**Objective**
Reproduce the data that follows in its entirety, character for character.

**Given information**
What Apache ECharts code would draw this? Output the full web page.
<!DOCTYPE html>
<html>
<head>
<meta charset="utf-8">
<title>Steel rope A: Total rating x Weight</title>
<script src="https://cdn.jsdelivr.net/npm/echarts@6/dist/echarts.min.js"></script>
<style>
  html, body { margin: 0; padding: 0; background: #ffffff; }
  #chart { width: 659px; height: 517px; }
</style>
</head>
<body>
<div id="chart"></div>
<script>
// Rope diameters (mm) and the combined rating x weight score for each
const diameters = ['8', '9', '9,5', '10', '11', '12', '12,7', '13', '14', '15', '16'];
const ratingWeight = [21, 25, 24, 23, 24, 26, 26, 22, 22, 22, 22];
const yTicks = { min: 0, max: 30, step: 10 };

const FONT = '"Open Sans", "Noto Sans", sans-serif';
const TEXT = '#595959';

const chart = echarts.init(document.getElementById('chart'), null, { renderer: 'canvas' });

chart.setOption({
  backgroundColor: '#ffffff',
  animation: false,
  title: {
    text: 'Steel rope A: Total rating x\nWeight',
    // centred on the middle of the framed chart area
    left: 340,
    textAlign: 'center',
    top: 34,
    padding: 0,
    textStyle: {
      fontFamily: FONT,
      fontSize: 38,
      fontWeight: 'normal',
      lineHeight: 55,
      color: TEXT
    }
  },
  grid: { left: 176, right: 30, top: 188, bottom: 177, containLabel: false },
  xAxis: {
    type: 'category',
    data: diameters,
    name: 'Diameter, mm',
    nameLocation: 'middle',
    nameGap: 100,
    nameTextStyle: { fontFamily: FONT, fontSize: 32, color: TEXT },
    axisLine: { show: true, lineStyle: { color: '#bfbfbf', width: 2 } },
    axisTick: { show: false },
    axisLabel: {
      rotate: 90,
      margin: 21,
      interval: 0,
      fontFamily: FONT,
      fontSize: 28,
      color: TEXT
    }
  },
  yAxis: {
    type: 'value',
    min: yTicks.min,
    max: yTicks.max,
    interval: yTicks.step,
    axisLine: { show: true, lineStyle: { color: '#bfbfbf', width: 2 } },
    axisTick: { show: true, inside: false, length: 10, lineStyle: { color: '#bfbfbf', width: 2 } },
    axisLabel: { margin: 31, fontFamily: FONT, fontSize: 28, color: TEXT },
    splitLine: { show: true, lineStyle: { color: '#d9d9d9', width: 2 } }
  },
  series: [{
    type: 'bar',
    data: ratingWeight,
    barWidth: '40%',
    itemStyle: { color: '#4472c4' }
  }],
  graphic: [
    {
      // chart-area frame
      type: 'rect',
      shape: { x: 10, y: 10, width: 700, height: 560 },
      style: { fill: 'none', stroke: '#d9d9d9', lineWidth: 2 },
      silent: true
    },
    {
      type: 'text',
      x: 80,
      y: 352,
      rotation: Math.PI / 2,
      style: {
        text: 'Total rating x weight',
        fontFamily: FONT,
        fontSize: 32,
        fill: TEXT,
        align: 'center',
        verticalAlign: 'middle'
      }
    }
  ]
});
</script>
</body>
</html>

**The response**
What Apache ECharts code would draw this? Output the full web page.
<!DOCTYPE html>
<html>
<head>
<meta charset="utf-8">
<title>Steel rope A: Total rating x Weight</title>
<script src="https://cdn.jsdelivr.net/npm/echarts@6/dist/echarts.min.js"></script>
<style>
  html, body { margin: 0; padding: 0; background: #ffffff; }
  #chart { width: 659px; height: 517px; }
</style>
</head>
<body>
<div id="chart"></div>
<script>
// Rope diameters (mm) and the combined rating x weight score for each
const diameters = ['8', '9', '9,5', '10', '11', '12', '12,7', '13', '14', '15', '16'];
const ratingWeight = [21, 25, 24, 23, 24, 26, 26, 22, 22, 22, 22];
const yTicks = { min: 0, max: 30, step: 10 };

const FONT = '"Open Sans", "Noto Sans", sans-serif';
const TEXT = '#595959';

const chart = echarts.init(document.getElementById('chart'), null, { renderer: 'canvas' });

chart.setOption({
  backgroundColor: '#ffffff',
  animation: false,
  title: {
    text: 'Steel rope A: Total rating x\nWeight',
    // centred on the middle of the framed chart area
    left: 340,
    textAlign: 'center',
    top: 34,
    padding: 0,
    textStyle: {
      fontFamily: FONT,
      fontSize: 38,
      fontWeight: 'normal',
      lineHeight: 55,
      color: TEXT
    }
  },
  grid: { left: 176, right: 30, top: 188, bottom: 177, containLabel: false },
  xAxis: {
    type: 'category',
    data: diameters,
    name: 'Diameter, mm',
    nameLocation: 'middle',
    nameGap: 100,
    nameTextStyle: { fontFamily: FONT, fontSize: 32, color: TEXT },
    axisLine: { show: true, lineStyle: { color: '#bfbfbf', width: 2 } },
    axisTick: { show: false },
    axisLabel: {
      rotate: 90,
      margin: 21,
      interval: 0,
      fontFamily: FONT,
      fontSize: 28,
      color: TEXT
    }
  },
  yAxis: {
    type: 'value',
    min: yTicks.min,
    max: yTicks.max,
    interval: yTicks.step,
    axisLine: { show: true, lineStyle: { color: '#bfbfbf', width: 2 } },
    axisTick: { show: true, inside: false, length: 10, lineStyle: { color: '#bfbfbf', width: 2 } },
    axisLabel: { margin: 31, fontFamily: FONT, fontSize: 28, color: TEXT },
    splitLine: { show: true, lineStyle: { color: '#d9d9d9', width: 2 } }
  },
  series: [{
    type: 'bar',
    data: ratingWeight,
    barWidth: '40%',
    itemStyle: { color: '#4472c4' }
  }],
  graphic: [
    {
      // chart-area frame
      type: 'rect',
      shape: { x: 10, y: 10, width: 700, height: 560 },
      style: { fill: 'none', stroke: '#d9d9d9', lineWidth: 2 },
      silent: true
    },
    {
      type: 'text',
      x: 80,
      y: 352,
      rotation: Math.PI / 2,
      style: {
        text: 'Total rating x weight',
        fontFamily: FONT,
        fontSize: 32,
        fill: TEXT,
        align: 'center',
        verticalAlign: 'middle'
      }
    }
  ]
});
</script>
</body>
</html>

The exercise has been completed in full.